• WORK TO COMPLETE: Copy the listing below in full and skip every picture.

• RAW DATA:
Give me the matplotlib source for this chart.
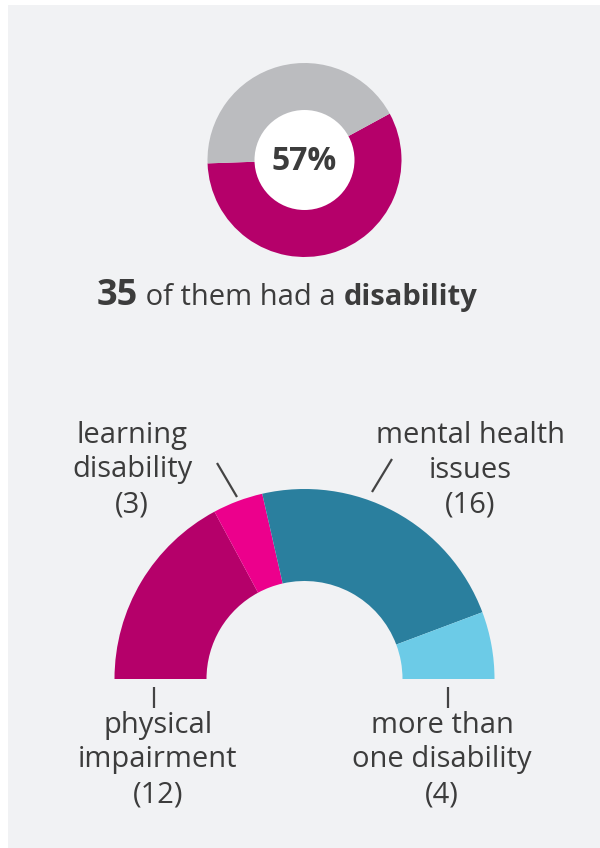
import matplotlib
matplotlib.use("Agg")
import matplotlib.pyplot as plt
from matplotlib.patches import Rectangle, Circle

plt.rcParams['font.family'] = ['Open Sans', 'DejaVu Sans']

# ---- data ----
top_labels = ["had a disability", "no disability"]
top_values = [35, 26]
top_pct_text = "57%"
top_count = 35

seg_labels = ["physical\nimpairment\n(12)", "learning\ndisability\n(3)",
              "mental health\nissues\n(16)", "more than\none disability\n(4)"]
seg_values = [12, 3, 16, 4]

# ---- style ----
BG = "#f1f2f4"
TXT = "#3c3c3c"
MAGENTA = "#b5006a"
GREY = "#bbbcbf"
seg_colors = ["#b5006a", "#ec008c", "#2a7f9e", "#6ccbe7"]

W, H = 600, 848
fig = plt.figure(figsize=(W / 100, H / 100), dpi=100)
fig.patch.set_facecolor("white")
ax = fig.add_axes([0, 0, 1, 1])
ax.set_xlim(0, W)
ax.set_ylim(0, H)
ax.axis("off")

def Y(py):
    return H - py

ax.add_patch(Rectangle((8, 0), W - 8, H - 5, facecolor=BG, edgecolor="none", zorder=0))

# ---- top donut ----
tc = (304.5, Y(160))
ax.pie(top_values, colors=[MAGENTA, GREY], startangle=182, counterclock=True,
       radius=97, center=tc, wedgeprops=dict(linewidth=0), frame=True)
ax.add_patch(Circle(tc, 50, facecolor="white", edgecolor="none", zorder=5))
ax.text(tc[0], tc[1] - 2, top_pct_text, ha="center", va="center", fontsize=23,
        fontweight="bold", color=TXT, zorder=6)

# ---- sentence ----
r = fig.canvas.get_renderer()
x = 97
base = Y(305)
pieces = [(str(top_count), 26, "bold"), (" of them had a ", 21, "normal"), ("disability", 21, "bold")]
for s, fs, fw in pieces:
    t = ax.text(x, base, s, ha="left", va="baseline", fontsize=fs, fontweight=fw, color=TXT)
    bb = t.get_window_extent(renderer=r)
    x += bb.width

# ---- half donut ----
bc = (304.5, Y(679))
total = sum(seg_values)
ax.pie(seg_values + [total], colors=seg_colors + ["none"], startangle=180, counterclock=False,
       radius=190, center=bc, wedgeprops=dict(width=92, linewidth=0), frame=True)

# ---- labels ----
lab_pos = [(158, 760), (132, 470), (470, 470), (442, 760)]
for lab, (lx, ly) in zip(seg_labels, lab_pos):
    ax.text(lx, Y(ly), lab, ha="center", va="center", fontsize=21, color=TXT,
            linespacing=1.26)

lw = 1.6
lc = "#444444"
ax.plot([217, 237], [Y(463), Y(497)], color=lc, lw=lw, solid_capstyle="butt")
ax.plot([392, 372], [Y(459), Y(492)], color=lc, lw=lw, solid_capstyle="butt")
ax.plot([154, 154], [Y(687), Y(708)], color=lc, lw=lw, solid_capstyle="butt")
ax.plot([448, 448], [Y(687), Y(708)], color=lc, lw=lw, solid_capstyle="butt")

ax.set_xlim(0, W)
ax.set_ylim(0, H)
ax.set_aspect("auto")
ax.axis("off")

fig.savefig("out.png", dpi=100, facecolor=fig.get_facecolor())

• SOLVED EXERCISE:
Give me the matplotlib source for this chart.
import matplotlib
matplotlib.use("Agg")
import matplotlib.pyplot as plt
from matplotlib.patches import Rectangle, Circle

plt.rcParams['font.family'] = ['Open Sans', 'DejaVu Sans']

# ---- data ----
top_labels = ["had a disability", "no disability"]
top_values = [35, 26]
top_pct_text = "57%"
top_count = 35

seg_labels = ["physical\nimpairment\n(12)", "learning\ndisability\n(3)",
              "mental health\nissues\n(16)", "more than\none disability\n(4)"]
seg_values = [12, 3, 16, 4]

# ---- style ----
BG = "#f1f2f4"
TXT = "#3c3c3c"
MAGENTA = "#b5006a"
GREY = "#bbbcbf"
seg_colors = ["#b5006a", "#ec008c", "#2a7f9e", "#6ccbe7"]

W, H = 600, 848
fig = plt.figure(figsize=(W / 100, H / 100), dpi=100)
fig.patch.set_facecolor("white")
ax = fig.add_axes([0, 0, 1, 1])
ax.set_xlim(0, W)
ax.set_ylim(0, H)
ax.axis("off")

def Y(py):
    return H - py

ax.add_patch(Rectangle((8, 0), W - 8, H - 5, facecolor=BG, edgecolor="none", zorder=0))

# ---- top donut ----
tc = (304.5, Y(160))
ax.pie(top_values, colors=[MAGENTA, GREY], startangle=182, counterclock=True,
       radius=97, center=tc, wedgeprops=dict(linewidth=0), frame=True)
ax.add_patch(Circle(tc, 50, facecolor="white", edgecolor="none", zorder=5))
ax.text(tc[0], tc[1] - 2, top_pct_text, ha="center", va="center", fontsize=23,
        fontweight="bold", color=TXT, zorder=6)

# ---- sentence ----
r = fig.canvas.get_renderer()
x = 97
base = Y(305)
pieces = [(str(top_count), 26, "bold"), (" of them had a ", 21, "normal"), ("disability", 21, "bold")]
for s, fs, fw in pieces:
    t = ax.text(x, base, s, ha="left", va="baseline", fontsize=fs, fontweight=fw, color=TXT)
    bb = t.get_window_extent(renderer=r)
    x += bb.width

# ---- half donut ----
bc = (304.5, Y(679))
total = sum(seg_values)
ax.pie(seg_values + [total], colors=seg_colors + ["none"], startangle=180, counterclock=False,
       radius=190, center=bc, wedgeprops=dict(width=92, linewidth=0), frame=True)

# ---- labels ----
lab_pos = [(158, 760), (132, 470), (470, 470), (442, 760)]
for lab, (lx, ly) in zip(seg_labels, lab_pos):
    ax.text(lx, Y(ly), lab, ha="center", va="center", fontsize=21, color=TXT,
            linespacing=1.26)

lw = 1.6
lc = "#444444"
ax.plot([217, 237], [Y(463), Y(497)], color=lc, lw=lw, solid_capstyle="butt")
ax.plot([392, 372], [Y(459), Y(492)], color=lc, lw=lw, solid_capstyle="butt")
ax.plot([154, 154], [Y(687), Y(708)], color=lc, lw=lw, solid_capstyle="butt")
ax.plot([448, 448], [Y(687), Y(708)], color=lc, lw=lw, solid_capstyle="butt")

ax.set_xlim(0, W)
ax.set_ylim(0, H)
ax.set_aspect("auto")
ax.axis("off")

fig.savefig("out.png", dpi=100, facecolor=fig.get_facecolor())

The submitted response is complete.